Разумеется, с советскими реалиями наша Конституция никак не сочеталась. Но она стала правовой основой для их преодоления. Эти реалии создавали для нас немало проблем. До августа 1994 года в Латвии было очень много российских военных, что влекло за собой не только внешнеполитические, но и внутренние трудности – достаточно вспомнить хотя бы о контрабанде оружия. Были проблемы, связанные с КГБ и другими советскими институтами, с работавшими в них людьми. Были проблемы с компартией, которую после провозглашения независимости мы вынуждены были запретить.

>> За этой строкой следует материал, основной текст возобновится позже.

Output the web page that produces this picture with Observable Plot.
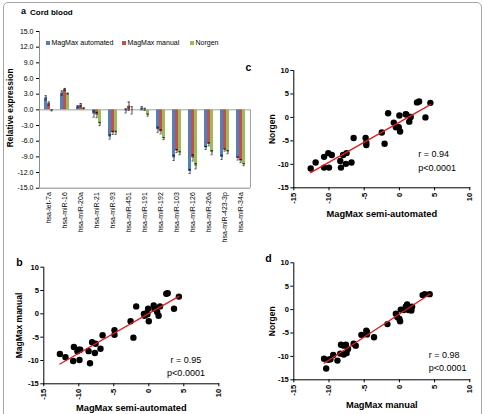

Дело в том, что в ней еще раньше произошел раскол по идеологическому и национальному признакам. Почти все латыши, входившие в компартию, поддержали независимость страны, а русские коммунисты – тоже почти все – ориентировались на Москву. Между тем среди членов этой партии в 1989 году латыши составляли только 39%. При таком этническом составе, предопределявшем идеологические и политические ориентации Латвийской коммунистической партии, ее существование в независимой Латвии исключалось по определению, так как было несовместимо с самой идеей независимости.
Демонтируя старые советские институты, нам приходилось одновременно создавать новые. Это касалось и законодательства (наряду с Конституцией 1922 года мы восстановили и некоторые досоветские законы, но в большинстве случаев это было невозможно), и многого другого. Практически с нуля пришлось создавать свой МИД и свое Министерство обороны.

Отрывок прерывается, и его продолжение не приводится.